(File pix) This screengrab from Youtube shows a worm safely removed from a man’s eye. Pix from DYK Youtube channel


KUALA LUMPUR: An eye specialist in Karnataka, India opened a can of worms recently when he examined a man complaining of pain and itchiness in his left eye. (There was more than met the eye, of course).

One look at the 60-year-old’s strangely-swollen right peeper was all it took for the doctor to decide that his patient needed more than a few drops of Eye Mo. As he inspected the problem area, looking back at him wasn’t just the man’s right eye – but a Chernobyl-esque parasitic worm offended by the doctor’s voyeurism.

According to The Mirror, Dr Srikanth Shetty decided, in the blink of an eye, to evict the illegal tenant (the early bird catches the parasitic worm, after all) over concerns that the man’s eyesight was at risk (as was the eyesight of everyone who had to look at him, no doubt). As a plus, the specialist decided to film the surgery and post it online so that the rest of us could gouge our eyes out after watching it.
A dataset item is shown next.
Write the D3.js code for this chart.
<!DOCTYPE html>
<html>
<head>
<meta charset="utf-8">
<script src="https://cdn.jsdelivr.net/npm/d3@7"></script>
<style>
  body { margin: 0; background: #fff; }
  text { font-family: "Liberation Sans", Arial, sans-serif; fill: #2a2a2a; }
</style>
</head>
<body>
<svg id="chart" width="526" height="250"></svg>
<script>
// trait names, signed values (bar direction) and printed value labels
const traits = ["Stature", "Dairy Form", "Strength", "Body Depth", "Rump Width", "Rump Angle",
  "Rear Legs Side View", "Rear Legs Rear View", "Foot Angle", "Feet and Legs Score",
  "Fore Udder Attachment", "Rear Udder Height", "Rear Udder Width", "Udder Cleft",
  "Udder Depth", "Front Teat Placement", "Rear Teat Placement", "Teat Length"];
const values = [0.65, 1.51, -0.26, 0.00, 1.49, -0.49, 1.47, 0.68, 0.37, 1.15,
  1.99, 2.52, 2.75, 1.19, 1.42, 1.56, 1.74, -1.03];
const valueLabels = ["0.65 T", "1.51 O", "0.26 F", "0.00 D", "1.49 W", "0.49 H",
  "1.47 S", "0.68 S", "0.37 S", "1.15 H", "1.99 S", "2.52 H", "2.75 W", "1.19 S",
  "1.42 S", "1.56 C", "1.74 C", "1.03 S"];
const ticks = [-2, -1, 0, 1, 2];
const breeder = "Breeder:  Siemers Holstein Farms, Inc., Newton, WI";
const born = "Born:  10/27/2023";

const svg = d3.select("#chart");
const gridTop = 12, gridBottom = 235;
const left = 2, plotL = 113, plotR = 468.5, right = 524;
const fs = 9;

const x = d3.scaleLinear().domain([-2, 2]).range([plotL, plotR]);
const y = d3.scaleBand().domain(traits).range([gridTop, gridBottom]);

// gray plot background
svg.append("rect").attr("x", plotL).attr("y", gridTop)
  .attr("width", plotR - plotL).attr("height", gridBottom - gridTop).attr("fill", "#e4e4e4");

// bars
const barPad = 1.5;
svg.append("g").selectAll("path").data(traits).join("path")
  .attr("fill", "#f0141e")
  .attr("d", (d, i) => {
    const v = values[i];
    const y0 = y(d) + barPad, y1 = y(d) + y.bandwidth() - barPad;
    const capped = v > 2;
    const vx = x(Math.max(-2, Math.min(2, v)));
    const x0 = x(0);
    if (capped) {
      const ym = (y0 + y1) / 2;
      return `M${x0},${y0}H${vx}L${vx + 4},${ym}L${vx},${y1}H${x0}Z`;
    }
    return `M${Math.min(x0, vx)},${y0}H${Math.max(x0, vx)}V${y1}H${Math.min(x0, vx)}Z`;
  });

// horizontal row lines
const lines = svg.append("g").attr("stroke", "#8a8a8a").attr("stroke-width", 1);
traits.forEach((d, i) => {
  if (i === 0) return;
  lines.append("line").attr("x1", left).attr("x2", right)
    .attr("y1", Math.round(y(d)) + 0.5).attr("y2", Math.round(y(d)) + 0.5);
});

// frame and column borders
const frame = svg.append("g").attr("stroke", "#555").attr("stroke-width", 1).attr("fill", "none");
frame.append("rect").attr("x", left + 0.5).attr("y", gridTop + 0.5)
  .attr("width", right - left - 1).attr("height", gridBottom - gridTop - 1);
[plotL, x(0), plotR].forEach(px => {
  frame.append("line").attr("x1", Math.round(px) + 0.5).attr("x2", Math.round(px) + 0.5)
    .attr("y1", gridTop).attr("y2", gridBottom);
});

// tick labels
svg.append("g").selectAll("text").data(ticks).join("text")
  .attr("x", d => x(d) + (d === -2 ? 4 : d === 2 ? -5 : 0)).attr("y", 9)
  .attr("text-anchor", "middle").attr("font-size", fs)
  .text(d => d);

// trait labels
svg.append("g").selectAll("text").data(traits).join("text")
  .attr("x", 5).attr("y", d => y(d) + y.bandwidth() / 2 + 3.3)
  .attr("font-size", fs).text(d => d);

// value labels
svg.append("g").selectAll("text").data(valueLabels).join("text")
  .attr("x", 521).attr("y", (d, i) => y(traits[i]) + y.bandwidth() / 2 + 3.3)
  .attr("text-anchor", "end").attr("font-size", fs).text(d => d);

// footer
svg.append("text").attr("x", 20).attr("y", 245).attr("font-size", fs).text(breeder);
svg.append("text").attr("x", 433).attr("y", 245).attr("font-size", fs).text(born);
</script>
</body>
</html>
The video begins with a lovingly-recorded close-up of the anaconda leisurely doing backstrokes under the conjunctiva of the white of the man’s eyeball – before Dr Shetty swiftly tosses surgical scissors and tweezers at it.

As the doctor whacks the optical organ like a piñata, viewers begin to realise with apocalyptic horror (yes, it gets worse) that the patient’s eye is twitching, scanning and even rolling, while the eyelids flutter as if the procedure being performed is simply an eyebrow threading. The man is conscious and fully aware… that he has no business being conscious and fully aware while undergoing heavy-duty surgery to remove a freaking live eel from his eye.
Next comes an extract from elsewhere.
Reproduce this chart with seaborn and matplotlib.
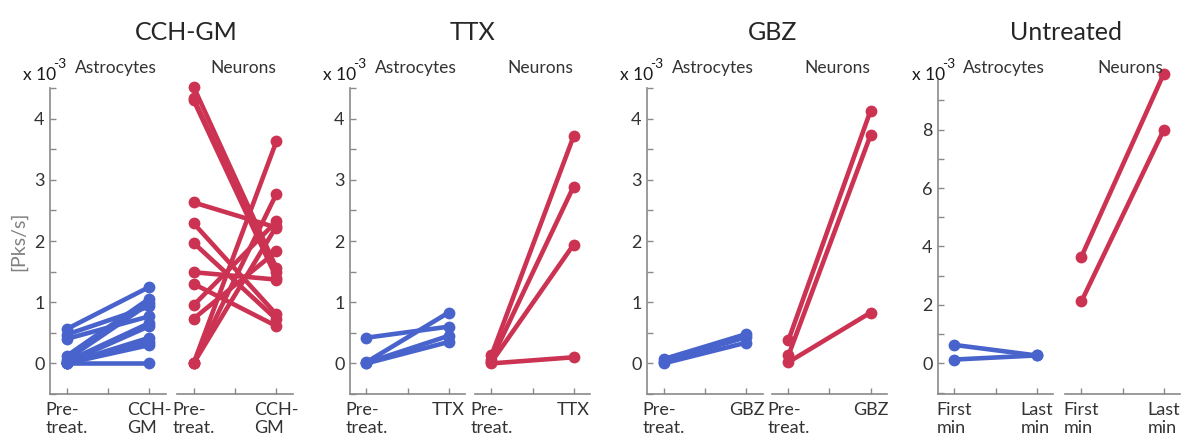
import numpy as np
import pandas as pd
import matplotlib
matplotlib.use("Agg")
import matplotlib.pyplot as plt
import seaborn as sns
from matplotlib.ticker import MultipleLocator

# Peak rates (x 10^-3 Pks/s) for each cell, before and after treatment
cch_astro_pre = [0.56, 0.47, 0.40, 0.12, 0.06, 0.03, 0.01, 0.00, 0.00, 0.00, 0.00]
cch_astro_post = [1.25, 0.93, 0.77, 1.06, 0.98, 0.66, 0.61, 0.42, 0.35, 0.30, 0.00]
cch_neur_pre = [4.52, 4.33, 4.30, 2.63, 2.29, 1.97, 1.49, 1.30, 0.95, 0.73, 0.00, 0.00, 0.00]
cch_neur_post = [1.56, 1.49, 1.40, 2.22, 0.80, 0.72, 1.37, 0.61, 2.32, 1.83, 3.63, 2.77, 2.24]

ttx_astro_pre = [0.42, 0.02, 0.01, 0.00]
ttx_astro_post = [0.60, 0.83, 0.45, 0.35]
ttx_neur_pre = [0.13, 0.06, 0.02, 0.00]
ttx_neur_post = [3.71, 2.89, 1.94, 0.10]

gbz_astro_pre = [0.07, 0.03, 0.00]
gbz_astro_post = [0.48, 0.43, 0.34]
gbz_neur_pre = [0.38, 0.13, 0.02]
gbz_neur_post = [4.13, 3.73, 0.83]

unt_astro_pre = [0.63, 0.13]
unt_astro_post = [0.27, 0.27]
unt_neur_pre = [3.65, 2.12]
unt_neur_post = [9.90, 7.98]

titles = ["CCH-GM", "TTX", "GBZ", "Untreated"]
tick_labels = [
    ("Pre-\ntreat.", "CCH-\nGM"),
    ("Pre-\ntreat.", "TTX"),
    ("Pre-\ntreat.", "GBZ"),
    ("First\nmin", "Last\nmin"),
]
groups = ["Astrocytes", "Neurons"]

panels = [
    ((cch_astro_pre, cch_astro_post), (cch_neur_pre, cch_neur_post)),
    ((ttx_astro_pre, ttx_astro_post), (ttx_neur_pre, ttx_neur_post)),
    ((gbz_astro_pre, gbz_astro_post), (gbz_neur_pre, gbz_neur_post)),
    ((unt_astro_pre, unt_astro_post), (unt_neur_pre, unt_neur_post)),
]

BLUE = "#4864CC"
RED = "#CC3352"
SPINE = "#8a8a8a"
TEXT = "#333333"

sns.set_style("ticks")
plt.rcParams["font.family"] = ["Lato", "DejaVu Sans"]

W, H = 1182, 437
fig = plt.figure(figsize=(W / 100, H / 100), dpi=100)

# axes boxes in pixels: (left, top, right, bottom) for the astrocyte / neuron pair
layout = [
    ((50, 88, 166, 394), (177, 88, 293, 394)),
    ((350, 88, 465, 394), (475, 88, 590, 394)),
    ((647, 88, 763, 394), (772, 88, 887, 394)),
    ((938, 80, 1053, 394), (1065, 80, 1180, 394)),
]
ylims = [(-0.5, 4.5), (-0.5, 4.5), (-0.5, 4.5), (-1.05, 9.7)]
ysteps = [(1, 0.5), (1, 0.5), (1, 0.5), (2, 1)]
title_x = [186, 472, 773, 1066]
scale_x = [23, 323, 620, 912]


def add_box(box):
    l, t, r, b = box
    return fig.add_axes([l / W, 1 - b / H, (r - l) / W, (b - t) / H])


def pairs_frame(pre, post):
    n = len(pre)
    return pd.DataFrame({
        "cond": [1] * n + [2] * n,
        "rate": list(pre) + list(post),
        "cell": list(range(n)) * 2,
    })


for p, (pair, boxes) in enumerate(zip(panels, layout)):
    for g, (series, box, color) in enumerate(zip(pair, boxes, [BLUE, RED])):
        ax = add_box(box)
        df = pairs_frame(*series)
        sns.lineplot(data=df, x="cond", y="rate", units="cell", estimator=None,
                     color=color, lw=3.3, marker="o", markersize=8.5,
                     markeredgewidth=0, ax=ax, legend=False)
        ax.set_xlim(0.8, 2.2)
        ax.set_ylim(*ylims[p])
        ax.set_xticks([1, 1.5, 2])
        ax.set_xticklabels([tick_labels[p][0], "", tick_labels[p][1]],
                           fontsize=13, color=TEXT, multialignment="left",
                           linespacing=1.15)
        major, minor = ysteps[p]
        ax.yaxis.set_major_locator(MultipleLocator(major))
        ax.yaxis.set_minor_locator(MultipleLocator(minor))
        ax.tick_params(axis="both", which="both", direction="in", length=4,
                       width=1, color=SPINE, labelsize=13, labelcolor=TEXT,
                       bottom=True, left=True)
        ax.tick_params(axis="x", pad=6)
        ax.tick_params(axis="y", pad=4)
        ax.set_xlabel("")
        ax.set_ylabel("")
        for s in ["top", "right"]:
            ax.spines[s].set_visible(False)
        ax.spines["bottom"].set_color(SPINE)
        ax.spines["bottom"].set_linewidth(1.2)
        if g == 0:
            ax.spines["left"].set_color(SPINE)
            ax.spines["left"].set_linewidth(1.2)
            ax.set_yticks([v for v in np.arange(0, ylims[p][1], major)])
        else:
            ax.spines["left"].set_visible(False)
            ax.tick_params(axis="y", which="both", left=False, labelleft=False)
        for line in ax.lines:
            line.set_clip_on(False)
        l, t, r, b = box
        fig.text((l + r) / 2 / W + 0.007, 1 - 68 / H, groups[g], ha="center",
                 va="center", fontsize=12.5, color=TEXT)
        if p == 0 and g == 0:
            ax.set_ylabel("[Pks/s]", fontsize=14, color="#808080", labelpad=5)

    fig.text(title_x[p] / W, 1 - 32 / H, titles[p], ha="center", va="center",
             fontsize=18, color="#262626")
    # axis multiplier: "x 10" with a raised exponent
    fig.text(scale_x[p] / W, 1 - 80 / H, "x 10", ha="left", va="baseline",
             fontsize=12.5, color="#1a1a1a")
    fig.text((scale_x[p] + 30) / W, 1 - 68 / H, "-3", ha="left", va="baseline",
             fontsize=10, color="#1a1a1a")

fig.savefig("out.png", dpi=100)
(File pix) This screengrab from Youtube shows a worm swimming inside a man’s eye. Pix from DYK Youtube channel

But before we can recover from this realisation, Dr Shetty deftly catches hold of the worm with what looks like nose hair tweezers and drags it kicking and screaming out of its eye-solation – all 15 centimetres of it.

The surreal removal brings to mind the unlacing of a giant shoe, the removal of a long loose thread, or the slurping up of a spaghetti noodle from one end – minus the angry wriggling and defiant twirling.

Later, the bloated meehoon is seen lying forlornly in a plastic container, moping over how the housing bubble had (literally) burst. (An eye for an eye, worm!).

According to Eenadu India, the worm was a Wuchereria Bancrofti – a human parasitic roundworm spread by mosquitos (suddenly, malaria sounds overrated). When bitten by a vector mosquito, the worm’s larvae enter the bloodstream, lodge themselves in different parts of the body, hatch and then grandly live off the land. Although relatively rare, diseases caused by Wuchereria Bancrofti include elephantiasis, blindness and various lymphatic diseases.